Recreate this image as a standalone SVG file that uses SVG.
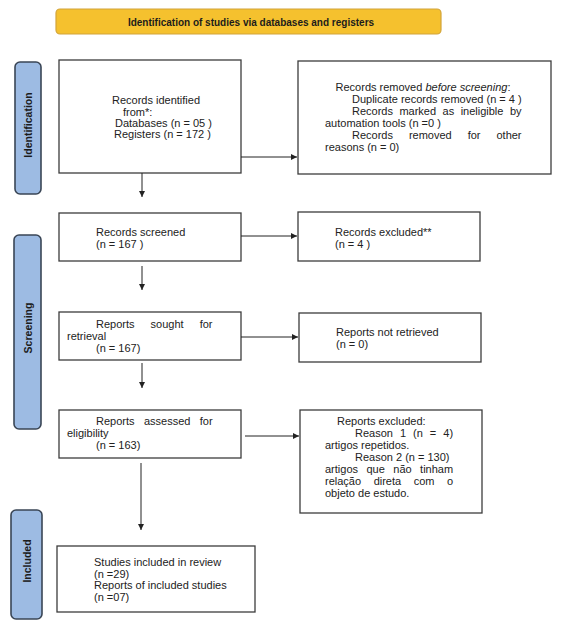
<svg xmlns="http://www.w3.org/2000/svg" width="568" height="635" viewBox="0 0 568 635">
<style>
text{font-family:"Liberation Sans",Arial,sans-serif;font-size:11px;fill:#222}
.box{fill:#fff;stroke:#3c3c3c;stroke-width:1.3}
.side{fill:#9dbbe3;stroke:#3a4656;stroke-width:1.6}
.sidet{font-weight:bold;font-size:10.5px;fill:#1c1c1c}
.ban{fill:#f5c12e;stroke:#d2a43a;stroke-width:1.2}
.bant{font-weight:bold;font-size:10px;fill:#1c1c1c}
.c{stroke:#222;stroke-width:1;fill:none;marker-end:url(#ah)}
</style>
<defs>
<marker id="ah" markerWidth="6" markerHeight="6" refX="6" refY="3" orient="auto" markerUnits="userSpaceOnUse">
<path d="M0,0 L6,3 L0,6 z" fill="#222"/>
</marker>
</defs>
<rect width="568" height="635" fill="#fff"/>
<g id="banner">
<rect class="ban" x="56" y="9" width="385" height="25" rx="4"/>
<text class="bant" x="251" y="26" text-anchor="middle">Identification of studies via databases and registers</text>
</g>
<g id="side-identification">
<rect class="side" x="15" y="62" width="26" height="132" rx="5"/>
<text class="sidet" transform="translate(32,125) rotate(-90)" text-anchor="middle">Identification</text>
</g>
<g id="side-screening">
<rect class="side" x="14" y="235" width="27" height="194" rx="5"/>
<text class="sidet" transform="translate(31.5,328) rotate(-90)" text-anchor="middle">Screening</text>
</g>
<g id="side-included">
<rect class="side" x="11" y="510" width="31" height="109" rx="5"/>
<text class="sidet" transform="translate(30.5,561) rotate(-90)" text-anchor="middle">Included</text>
</g>
<g id="records-identified">
<rect class="box" x="59" y="60" width="182" height="113"/>
<text x="112" y="104">Records identified</text>
<text x="123" y="115.5">from*:</text>
<text x="115" y="126.5">Databases (n = 05 )</text>
<text x="114" y="137.5">Registers (n = 172 )</text>
</g>
<g id="records-removed">
<rect class="box" x="298" y="61" width="253" height="113"/>
<text x="423" y="91.3" text-anchor="middle">Records removed <tspan font-style="italic">before screening</tspan>:</text>
<text x="352" y="103.3">Duplicate records removed (n = 4 )</text>
<text x="352" y="115.3" word-spacing="3.4">Records marked as ineligible by</text>
<text x="325" y="127.3">automation tools (n =0 )</text>
<text x="352" y="139.3" word-spacing="12.9">Records removed for other</text>
<text x="325" y="151.3">reasons (n = 0)</text>
</g>
<g id="records-screened">
<rect class="box" x="59" y="213" width="182" height="48"/>
<text x="96" y="236">Records screened</text>
<text x="96" y="248">(n = 167 )</text>
</g>
<g id="records-excluded">
<rect class="box" x="298" y="212" width="182" height="49"/>
<text x="335" y="236">Records excluded**</text>
<text x="335" y="248">(n = 4 )</text>
</g>
<g id="reports-sought">
<rect class="box" x="59" y="312" width="182" height="48"/>
<text x="96" y="328" word-spacing="13">Reports sought for</text>
<text x="67" y="340">retrieval</text>
<text x="96" y="352">(n = 167)</text>
</g>
<g id="reports-not-retrieved">
<rect class="box" x="299" y="313" width="182" height="49"/>
<text x="336" y="336">Reports not retrieved</text>
<text x="336" y="348">(n = 0)</text>
</g>
<g id="reports-assessed">
<rect class="box" x="59" y="410" width="182" height="48"/>
<text x="96" y="425" word-spacing="6.35">Reports assessed for</text>
<text x="67" y="437">eligibility</text>
<text x="96" y="449">(n = 163)</text>
</g>
<g id="reports-excluded">
<rect class="box" x="300" y="410" width="182" height="103"/>
<text x="337" y="424.5">Reports excluded:</text>
<text x="355" y="436.5" word-spacing="3.95">Reason 1 (n = 4)</text>
<text x="325" y="448.5">artigos repetidos.</text>
<text x="355" y="460.5">Reason 2 (n = 130)</text>
<text x="325" y="472.5" word-spacing="5.4">artigos que não tinham</text>
<text x="325" y="484.5" word-spacing="9.5">relação direta com o</text>
<text x="325" y="496.5">objeto de estudo.</text>
</g>
<g id="studies-included">
<rect class="box" x="57" y="546" width="198" height="66"/>
<text x="94" y="566">Studies included in review</text>
<text x="94" y="577.7">(n =29)</text>
<text x="94" y="589.4">Reports of included studies</text>
<text x="94" y="601">(n =07)</text>
</g>
<g id="connectors">
<path class="c" d="M241,157 H297"/>
<path class="c" d="M142,173 V197"/>
<path class="c" d="M241,236 H297"/>
<path class="c" d="M142,266 V290"/>
<path class="c" d="M241,337 H298"/>
<path class="c" d="M142,363 V388"/>
<path class="c" d="M245,436 H299"/>
<path class="c" d="M141,463 V530"/>
</g>
</svg>
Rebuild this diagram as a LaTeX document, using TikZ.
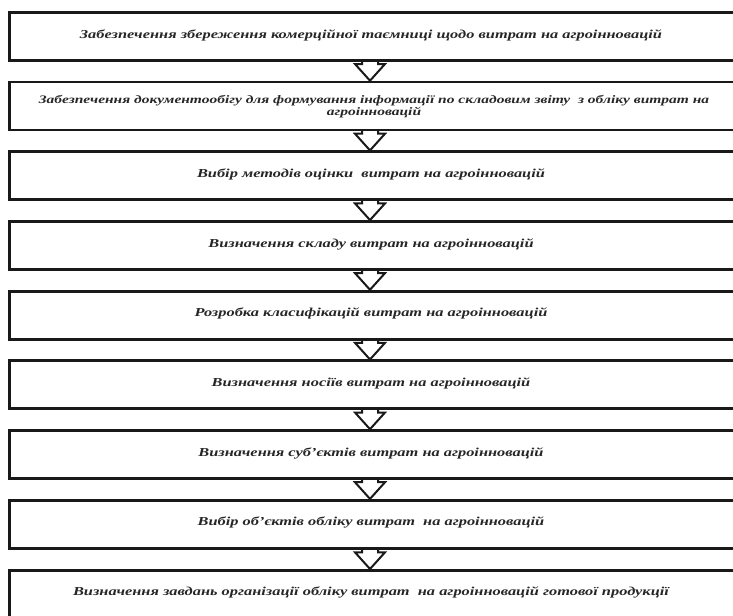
\documentclass[tikz,border=0pt]{standalone}
\usepackage{fontspec}
\setmainfont{Liberation Serif}
\newfontfamily\boxfont[FakeStretch=1.35]{Liberation Serif}
\usetikzlibrary{calc,backgrounds}
\begin{document}
\begin{tikzpicture}[x=0.75pt,y=-0.75pt,
  stepbox/.style={draw=black!90, line width=2.1pt, fill=white, inner sep=0pt,
    minimum width=556.5pt, minimum height=36pt, anchor=north west},
  boxtext/.style={font=\boxfont\bfseries\itshape\fontsize{9.1}{9}\selectfont,
    align=center, inner sep=0pt, text=black!85},
  blockarrow/.style={draw=black!90, line width=1.5pt, fill=white, line join=miter}]
\useasboundingbox (0,0) rectangle (733,616);
\clip (0,0) rectangle (733,616);
\coordinate (ax) at (370,0);
\node[stepbox] (b1) at (8,11) {};
\node[stepbox] (b2) at (8,80.7) {};
\node[stepbox] (b3) at (8,150.4) {};
\node[stepbox] (b4) at (8,220.1) {};
\node[stepbox] (b5) at (8,289.8) {};
\node[stepbox] (b6) at (8,359.5) {};
\node[stepbox] (b7) at (8,429.2) {};
\node[stepbox] (b8) at (8,498.9) {};
\node[stepbox] (b9) at (8,569) {};
\node[boxtext] (t1) at (371,35) {Забезпечення збереження комерційної таємниці щодо витрат на агроінновацій};
\node[boxtext, font=\boxfont\bfseries\itshape\fontsize{8.6}{9}\selectfont] (t2) at (374,107) {Забезпечення документообігу для формування інформації по складовим звіту \ з обліку витрат на\\агроінновацій};
\node[boxtext] (t3) at (371,174.4) {Вибір методів оцінки \ витрат на агроінновацій};
\node[boxtext] (t4) at (371,244.1) {Визначення складу витрат на агроінновацій};
\node[boxtext] (t5) at (371,313.8) {Розробка класифікацій витрат на агроінновацій};
\node[boxtext] (t6) at (371,383.5) {Визначення носіїв витрат на агроінновацій};
\node[boxtext] (t7) at (371,453.2) {Визначення суб’єктів витрат на агроінновацій};
\node[boxtext] (t8) at (371,522.9) {Вибір об’єктів обліку витрат \ на агроінновацій};
\node[boxtext] (t9) at (371,592) {Визначення завдань організації обліку витрат \ на агроінновацій готової продукції};
\begin{scope}[on background layer]
\foreach \a/\b in {b1/b2,b2/b3,b3/b4,b4/b5,b5/b6,b6/b7,b7/b8,b8/b9}{
  \draw[blockarrow] let \p1=($(\a.south -| ax)$), \p2=($(\b.north -| ax)$) in
    (\x1-6pt,\y1+2pt) -- (\x1-6pt,\y2+12.5pt) -- (\x1-11.25pt,\y2+12.5pt) --
    (\x2,\y2) -- (\x1+11.25pt,\y2+12.5pt) -- (\x1+6pt,\y2+12.5pt) -- (\x1+6pt,\y1+2pt);
}
\end{scope}
\end{tikzpicture}
\end{document}
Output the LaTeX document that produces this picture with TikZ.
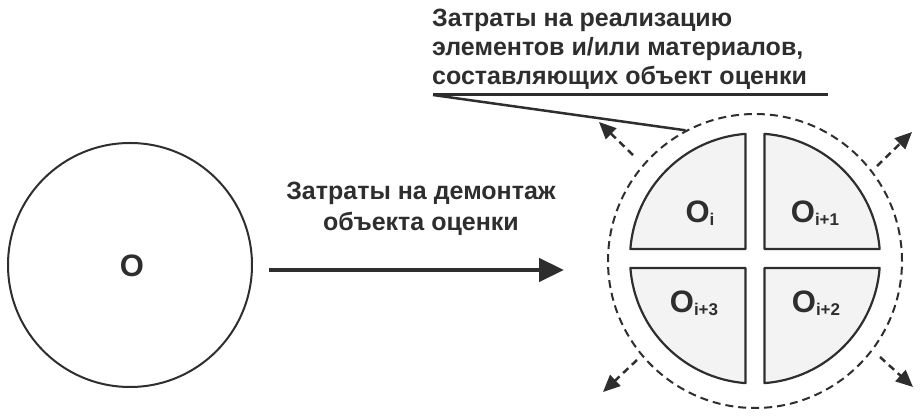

• Exercise:
Report the number of lines above containing the word "LaTeX", with no other text.

• Output of the exercise:
2